Is A Little Progress A Dangerous Thing?

The Lab is shifting some cost burden from Land to other things of value in Second Life, increasing some fees, encouraging Premium subscriptions, etc.

One thing often mentioned is the increased capacity of land to hold builds: More land impact available per square meter means a landowner shouldn't need to own as much land, so should need to pay less tier for the same build complexity. This, in addition to the (typically) more efficient mesh compared to old prim builds means that land should be a somewhat less important cost in using Second Life, even before land fees were directly reduced (as they were in 2019, but I'm focusing on earlier land CAPACITY effects here).

Does enhanced land capacity really reduce the cost of land for typical SL use cases?

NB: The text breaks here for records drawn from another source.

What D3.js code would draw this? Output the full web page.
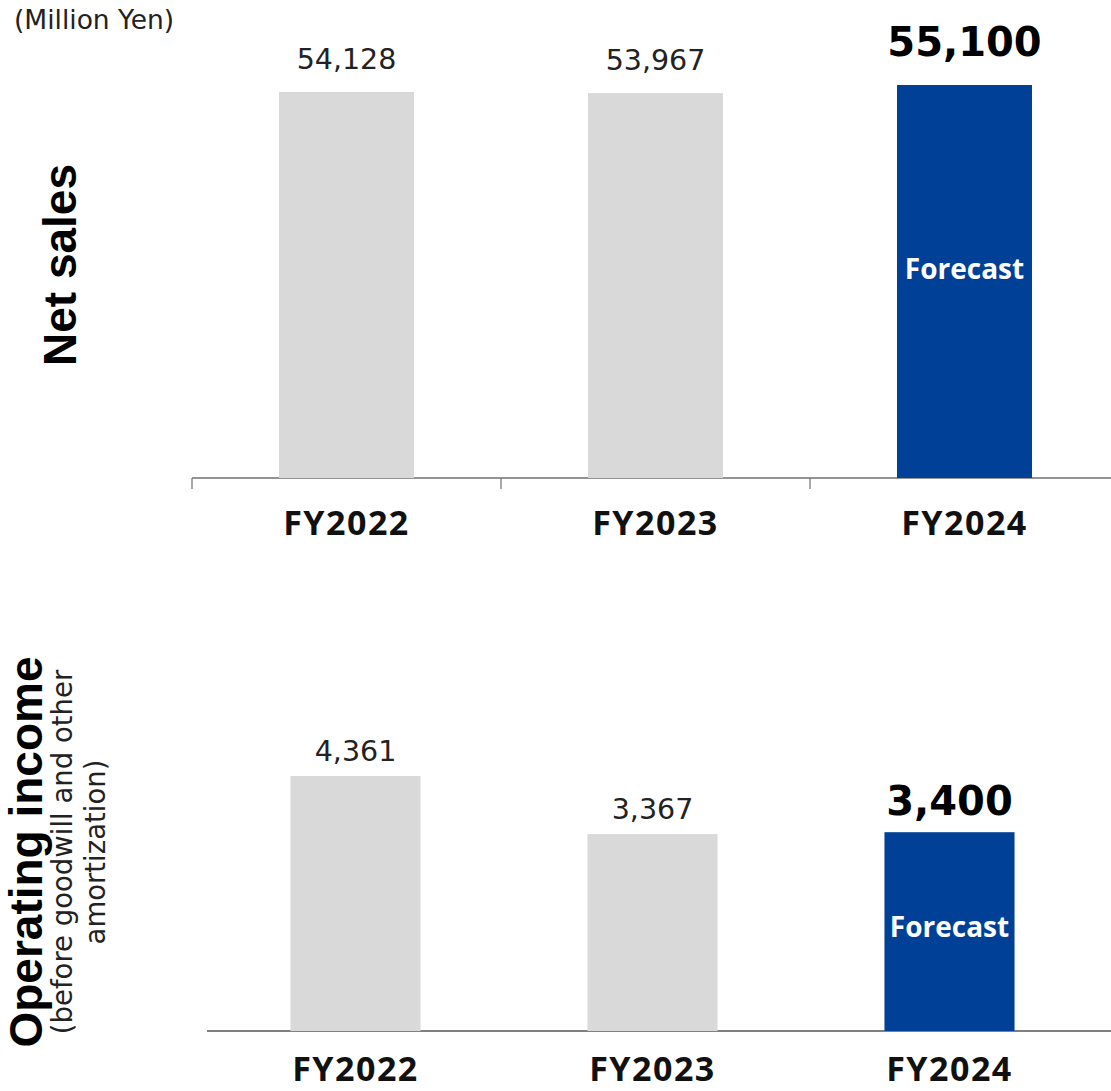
<!DOCTYPE html>
<html>
<head>
<meta charset="utf-8">
<script src="https://cdn.jsdelivr.net/npm/d3@7"></script>
<style>
  html, body { margin: 0; padding: 0; background: #fff; }
  svg { display: block; }
</style>
</head>
<body>
<script>
// Fiscal years and results (million yen); the last year is a forecast
const years = ["FY2022", "FY2023", "FY2024"];
const netSales = [54128, 53967, 55100];
const operatingIncome = [4361, 3367, 3400];
const isForecast = [false, false, true];
const salesLabels = ["54,128", "53,967", "55,100"];
const incomeLabels = ["4,361", "3,367", "3,400"];

const W = 1111, H = 1091;
const GREY = "#d9d9d9", BLUE = "#004097";
const numFont = "'DejaVu Sans', Verdana, sans-serif";

const svg = d3.select("body").append("svg")
  .attr("width", W).attr("height", H);

// Unit note
svg.append("text")
  .attr("x", 14).attr("y", 29)
  .attr("font-family", numFont).attr("font-size", 26.5)
  .attr("fill", "#222")
  .text("(Million Yen)");

function panel(cfg) {
  const x = d3.scaleBand()
    .domain(years)
    .range([cfg.x0, cfg.x0 + 3 * cfg.step])
    .paddingInner(cfg.pad).paddingOuter(cfg.pad / 2);
  const y = d3.scaleLinear()
    .domain([0, cfg.max])
    .range([cfg.base, cfg.base - cfg.plotH]);

  const g = svg.append("g");

  // Category axis line
  g.append("line")
    .attr("x1", cfg.x0).attr("x2", W)
    .attr("y1", cfg.base).attr("y2", cfg.base)
    .attr("stroke", cfg.axisColor).attr("stroke-width", cfg.axisW);
  if (cfg.tickLen > 0) {
    // Ticks at band boundaries
    g.selectAll("line.bound")
      .data(years)
      .join("line")
      .attr("class", "bound")
      .attr("x1", d => x(d) - x.step() * x.paddingInner() / 2)
      .attr("x2", d => x(d) - x.step() * x.paddingInner() / 2)
      .attr("y1", cfg.base).attr("y2", cfg.base + cfg.tickLen)
      .attr("stroke", cfg.axisColor).attr("stroke-width", 1.2);
  }

  // Bars
  g.selectAll("rect.bar")
    .data(cfg.values)
    .join("rect")
    .attr("class", "bar")
    .attr("x", (d, i) => x(years[i]))
    .attr("width", x.bandwidth())
    .attr("y", d => y(d))
    .attr("height", d => cfg.base - y(d))
    .attr("fill", (d, i) => isForecast[i] ? BLUE : GREY);

  // Value labels
  g.selectAll("text.val")
    .data(cfg.values)
    .join("text")
    .attr("class", "val")
    .attr("x", (d, i) => x(years[i]) + x.bandwidth() / 2)
    .attr("y", (d, i) => y(d) - (isForecast[i] ? cfg.boldGap : cfg.gap))
    .attr("text-anchor", "middle")
    .attr("font-family", numFont)
    .attr("font-weight", (d, i) => isForecast[i] ? "bold" : "normal")
    .attr("font-size", (d, i) => isForecast[i] ? 40 : 28.5)
    .attr("fill", (d, i) => isForecast[i] ? "#000" : "#222")
    .text((d, i) => cfg.labels[i]);

  // Forecast tag inside the bar
  g.selectAll("text.fc")
    .data(cfg.values.filter((d, i) => isForecast[i]))
    .join("text")
    .attr("class", "fc")
    .attr("x", x(years[2]) + x.bandwidth() / 2)
    .attr("y", d => y(d / 2) + cfg.fcShift)
    .attr("text-anchor", "middle")
    .attr("font-family", "'Open Sans', 'Noto Sans', sans-serif")
    .attr("font-weight", "bold")
    .attr("font-size", 28)
    .attr("fill", "#fff")
    .text("Forecast");

  // Year labels
  g.selectAll("text.yr")
    .data(years)
    .join("text")
    .attr("class", "yr")
    .attr("x", d => x(d) + x.bandwidth() / 2)
    .attr("y", cfg.yearY)
    .attr("text-anchor", "middle")
    .attr("font-family", "'Open Sans', 'Noto Sans', sans-serif")
    .attr("font-weight", "bold")
    .attr("font-size", 34)
    .attr("letter-spacing", 1.5)
    .attr("fill", "#111")
    .text(d => d);

  return g;
}

panel({
  values: netSales, labels: salesLabels, max: 55100,
  x0: 192, step: 309, pad: 0.563, base: 478, plotH: 393,
  tickLen: 11, axisColor: "#707070", axisW: 1.5,
  gap: 23, boldGap: 29, fcShift: -3, yearY: 535
});

panel({
  values: operatingIncome, labels: incomeLabels, max: 4361,
  x0: 207, step: 297, pad: 0.562, base: 1031, plotH: 255,
  tickLen: 0, axisColor: "#808080", axisW: 2,
  gap: 15, boldGap: 17, fcShift: 5, yearY: 1081
});

// Vertical panel titles
svg.append("text")
  .attr("transform", "translate(76,265) rotate(-90)")
  .attr("text-anchor", "middle")
  .attr("font-family", "'Liberation Sans', Arial, sans-serif")
  .attr("font-weight", "bold").attr("font-size", 46)
  .attr("fill", "#000")
  .text("Net sales");

svg.append("text")
  .attr("transform", "translate(42,852) rotate(-90)")
  .attr("text-anchor", "middle")
  .attr("font-family", "'Liberation Sans', Arial, sans-serif")
  .attr("font-weight", "bold").attr("font-size", 46)
  .attr("fill", "#000")
  .text("Operating income");

const sub = svg.append("text")
  .attr("transform", "translate(72,852) rotate(-90)")
  .attr("text-anchor", "middle")
  .attr("font-family", numFont)
  .attr("font-size", 27.5)
  .attr("fill", "#222");
sub.append("tspan").attr("x", 0).attr("dy", 0).text("(before goodwill and other");
sub.append("tspan").attr("x", 0).attr("dy", 33).text("amortization)");
</script>
</body>
</html>
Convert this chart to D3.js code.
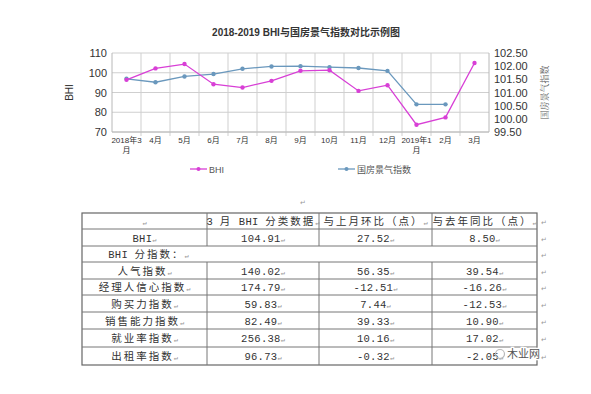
<!DOCTYPE html>
<html>
<head>
<meta charset="utf-8">
<script src="https://cdn.jsdelivr.net/npm/d3@7"></script>
<style>
  body { margin: 0; background: #fff; }
  svg { display: block; }
</style>
</head>
<body>
<div id="chart"></div>
<script>
// chart data
const months = ["2018年3月", "4月", "5月", "6月", "7月", "8月", "9月", "10月", "11月", "12月", "2019年1月", "2月", "3月"];
const bhiValues = [96.41, 102.2, 104.4, 94.2, 92.5, 95.9, 101.0, 101.3, 90.8, 93.7, 73.7, 77.39, 104.91];
const climateValues = [101.52, 101.39, 101.61, 101.70, 101.90, 101.99, 102.00, 101.96, 101.93, 101.82, 100.55, 100.55, null];
const leftTicks = [70, 80, 90, 100, 110];
const rightTicks = [99.5, 100, 100.5, 101, 101.5, 102, 102.5];

// table data
const tableHeader = ["", "3 月 BHI 分类数据", "与上月环比（点）", "与去年同比（点）"];
const rowNames = ["BHI", "BHI 分指数：", "人气指数", "经理人信心指数", "购买力指数", "销售能力指数", "就业率指数", "出租率指数"];
const marchValues = ["104.91", null, "140.02", "174.79", "59.83", "82.49", "256.38", "96.73"];
const momValues = ["27.52", null, "56.35", "-12.51", "7.44", "39.33", "10.16", "-0.32"];
const yoyValues = ["8.50", null, "39.54", "-16.26", "-12.53", "10.90", "17.02", "-2.05"];

const W = 591, H = 394;
const svg = d3.select("#chart").append("svg")
    .attr("width", W)
    .attr("height", H);

const latin = "'Liberation Sans', 'Noto Sans CJK SC', sans-serif";
const plot = {left: 112, right: 489, top: 53, bottom: 132};
const bhiColor = "#d83fd6";
const climateColor = "#6a98bd";

// title
svg.append("text")
    .attr("x", 306).attr("y", 36)
    .attr("text-anchor", "middle")
    .attr("font-family", latin)
    .attr("font-size", 10)
    .attr("font-weight", "bold")
    .attr("fill", "#333")
    .text("2018-2019 BHI与国房景气指数对比示例图");

const x = d3.scaleBand()
    .domain(months)
    .range([plot.left, plot.right]);

const yLeft = d3.scaleLinear()
    .domain([70, 110])
    .range([plot.bottom, plot.top]);

const yRight = d3.scaleLinear()
    .domain([99.5, 102.5])
    .range([plot.bottom, plot.top]);

// grid lines
const grid = svg.append("g");
grid.selectAll(".hgrid")
    .data(leftTicks)
    .enter()
    .append("line")
    .attr("x1", plot.left).attr("x2", plot.right)
    .attr("y1", d => yLeft(d)).attr("y2", d => yLeft(d))
    .attr("stroke", "#cfcfcf");
grid.selectAll(".vgrid")
    .data(months.slice(1))
    .enter()
    .append("line")
    .attr("x1", d => x(d)).attr("x2", d => x(d))
    .attr("y1", plot.top).attr("y2", plot.bottom + 4)
    .attr("stroke", "#cfcfcf");

// frame
[[plot.left, plot.left, plot.top, plot.bottom],
 [plot.right, plot.right, plot.top, plot.bottom],
 [plot.left, plot.right, plot.bottom, plot.bottom]].forEach(([x1, x2, y1, y2]) => {
    svg.append("line")
        .attr("x1", x1).attr("x2", x2)
        .attr("y1", y1).attr("y2", y2)
        .attr("stroke", "#b8b8b8");
});

// left axis labels
svg.append("g").selectAll("text")
    .data(leftTicks)
    .enter()
    .append("text")
    .attr("x", plot.left - 5)
    .attr("y", d => yLeft(d) + 4)
    .attr("text-anchor", "end")
    .attr("font-family", latin)
    .attr("font-size", 11)
    .attr("fill", "#333")
    .text(d => d);

// right axis labels
svg.append("g").selectAll("text")
    .data(rightTicks)
    .enter()
    .append("text")
    .attr("x", plot.right + 5)
    .attr("y", d => yRight(d) + 4)
    .attr("font-family", latin)
    .attr("font-size", 11)
    .attr("fill", "#333")
    .text(d => d3.format(".2f")(d));

// axis titles
svg.append("text")
    .attr("transform", "translate(73," + (plot.top + plot.bottom) / 2 + ") rotate(-90)")
    .attr("text-anchor", "middle")
    .attr("font-family", latin)
    .attr("font-size", 10)
    .attr("fill", "#333")
    .text("BHI");
svg.append("text")
    .attr("transform", "translate(548," + (plot.top + plot.bottom) / 2 + ") rotate(-90)")
    .attr("text-anchor", "middle")
    .attr("font-family", "'Noto Serif CJK SC', 'Noto Sans CJK SC', serif")
    .attr("font-size", 9)
    .attr("fill", "#555")
    .text("国房景气指数");

// x labels
const xLabels = svg.append("g").selectAll("text")
    .data(months)
    .enter()
    .append("text")
    .attr("text-anchor", "middle")
    .attr("font-family", latin)
    .attr("font-size", 8)
    .attr("fill", "#333");
xLabels.each(function(d) {
    const t = d3.select(this);
    const cx = x(d) + x.bandwidth() / 2;
    if (d.length > 3) {
        t.append("tspan").attr("x", cx).attr("y", plot.bottom + 11).text(d.slice(0, -1));
        t.append("tspan").attr("x", cx).attr("y", plot.bottom + 21).text("月");
    } else {
        t.append("tspan").attr("x", cx).attr("y", plot.bottom + 11).text(d);
    }
});

// series
function drawSeries(values, scale, color) {
    const pts = months.map((m, i) => ({m: m, v: values[i]}));
    svg.append("path")
        .datum(pts)
        .attr("fill", "none")
        .attr("stroke", color)
        .attr("stroke-width", 1.3)
        .attr("d", d3.line()
            .defined(d => d.v != null)
            .x(d => x(d.m) + x.bandwidth() / 2)
            .y(d => scale(d.v))
        );
    svg.append("g").selectAll("circle")
        .data(pts.filter(d => d.v != null))
        .enter()
        .append("circle")
        .attr("cx", d => x(d.m) + x.bandwidth() / 2)
        .attr("cy", d => scale(d.v))
        .attr("r", 2.2)
        .attr("fill", color);
}
drawSeries(climateValues, yRight, climateColor);
drawSeries(bhiValues, yLeft, bhiColor);

// legend
const legendItems = [
    {label: "BHI", color: bhiColor, x: 190},
    {label: "国房景气指数", color: climateColor, x: 338}
];
const legend = svg.append("g").selectAll("g")
    .data(legendItems)
    .enter()
    .append("g")
    .attr("transform", d => "translate(" + d.x + ",169)");
legend.append("line")
    .attr("x1", 0).attr("x2", 17)
    .attr("stroke", d => d.color)
    .attr("stroke-width", 1.3);
legend.append("circle")
    .attr("cx", 8.5).attr("r", 2)
    .attr("fill", d => d.color);
legend.append("text")
    .attr("x", 19).attr("y", 3.5)
    .attr("font-family", latin)
    .attr("font-size", 9)
    .attr("fill", "#555")
    .text(d => d.label);

// table
const tableFont = "'Liberation Mono', 'Noto Sans CJK SC', monospace";
const colEdges = [82, 207, 319, 432, 537];
const rowEdges = [213, 229, 246, 262, 279, 295, 312, 329, 347, 365];
const markColor = "#999";
const cjk = /[\u3000-\u9fff\uff00-\uffef]/;

const table = svg.append("g");

// split text into runs so only the wide characters get extra spacing
function runs(txt) {
    const out = [];
    for (const ch of txt) {
        const wide = cjk.test(ch);
        if (out.length && out[out.length - 1].wide === wide) {
            out[out.length - 1].s += ch;
        } else {
            out.push({s: ch, wide: wide});
        }
    }
    return out;
}

function cellText(cx, cy, txt) {
    const t = table.append("text")
        .attr("x", cx).attr("y", cy + 4)
        .attr("text-anchor", "middle")
        .attr("font-family", tableFont)
        .attr("font-size", 10.5)
        .attr("fill", "#333")
        .attr("xml:space", "preserve")
        .style("white-space", "pre");
    runs(txt).forEach(r => {
        t.append("tspan")
            .attr("letter-spacing", r.wide ? 2 : 0.3)
            .text(r.s);
    });
    t.append("tspan").attr("font-size", 7).attr("fill", markColor).text("↵");
    return t;
}

// borders
table.append("rect")
    .attr("x", colEdges[0]).attr("y", rowEdges[0])
    .attr("width", colEdges[4] - colEdges[0])
    .attr("height", rowEdges[rowEdges.length - 1] - rowEdges[0])
    .attr("fill", "none")
    .attr("stroke", "#666")
    .attr("stroke-width", 1.2);
rowEdges.slice(1, -1).forEach(yy => {
    table.append("line")
        .attr("x1", colEdges[0]).attr("x2", colEdges[4])
        .attr("y1", yy).attr("y2", yy)
        .attr("stroke", "#777");
});
colEdges.slice(1, -1).forEach(xx => {
    [[0, 2], [3, rowEdges.length - 1]].forEach(([a, b]) => {
        table.append("line")
            .attr("x1", xx).attr("x2", xx)
            .attr("y1", rowEdges[a]).attr("y2", rowEdges[b])
            .attr("stroke", "#777");
    });
});

// header row
const mid = i => (rowEdges[i] + rowEdges[i + 1]) / 2;
tableHeader.forEach((h, c) => {
    cellText((colEdges[c] + colEdges[c + 1]) / 2, mid(0), h);
});

// body rows
rowNames.forEach((name, r) => {
    const cy = mid(r + 1);
    cellText((colEdges[0] + colEdges[1]) / 2 + (marchValues[r] == null ? 4 : 0), cy, name);
    [marchValues, momValues, yoyValues].forEach((vals, c) => {
        if (vals[r] != null) {
            cellText((colEdges[c + 1] + colEdges[c + 2]) / 2, cy, vals[r]);
        }
    });
});

// paragraph marks outside the table
table.append("text")
    .attr("x", 300).attr("y", 205)
    .attr("font-size", 7).attr("fill", markColor)
    .text("↵");
rowEdges.slice(0, -1).forEach((yy, i) => {
    table.append("text")
        .attr("x", 541).attr("y", mid(i) + 4)
        .attr("font-size", 7).attr("fill", markColor)
        .text("↵");
});

// watermark
const wm = svg.append("g").attr("transform", "translate(496,358)");
wm.append("circle")
    .attr("cx", 4).attr("cy", -4).attr("r", 4.5)
    .attr("fill", "none")
    .attr("stroke", "#bbb")
    .attr("stroke-width", 1.2);
wm.append("text")
    .attr("x", 11).attr("y", 0)
    .attr("font-family", "'Noto Sans CJK SC', sans-serif")
    .attr("font-size", 11)
    .attr("fill", "#555")
    .attr("stroke", "#fff")
    .attr("stroke-width", 2.5)
    .attr("paint-order", "stroke")
    .text("木业网");
</script>
</body>
</html>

In the familiar case of residential housing, this seems to work. People who already own land won't immediately benefit from it, but new land buyers need to buy less land to hold the same amount of content. There's SOME intrinsic value to a parcel's SIZE independent of its capacity to hold content, but for housing, content capacity seems to be the main factor driving expansion, and so increased object capacity should reduce housing land cost.

In contrast, another familiar use case, the social club venue, doesn't benefit so directly. That's because land size for a club doesn't so much limit content capacity as it reflects practical avatar capacity. Many clubs need a full region just to comfortably hold their peak avatar count without needing to turn too many away.

The progress in CONTENT capacity just hasn't carried over to improved AVATAR capacity.

We've always heard that it's difficult to scale up avatar capacity. I'd understood this to be a problem for hosting thousands of avatars for a concert or other big event. What I hadn't appreciated before is that it also gets in the way of shifting away from Land the costs of using SL for such a common and important use as club ownership.

There's certainly pressure now to make avatars less demanding, and with Project ARCTAN to improve estimates of how demanding they really are. But even if by magic avatars were to be only half as laggy, it wouldn't really save land costs for clubs because it still wouldn't be practical to pack clubs any tighter on sims; at the same time, clubs are absorbing some of the increased costs, such as event listings, to which the reduced land costs shift.

This isn't to claim that SL social clubs are endangered by this shift; I have no information about that, and any effect may be dwarfed by renewed overall SL activity. Rather, I'm merely marvelling at the complex economics of shifting costs away from land, how it interacts with avatar capacity, and how that may affect the specific uses that have become important to Second Life.

Now, considering the subtlety of these gradual changes in SL, imagine the effects across entirely different platforms. One wonders which seemingly insignificant factors might make SL the "Goldilocks" virtual world.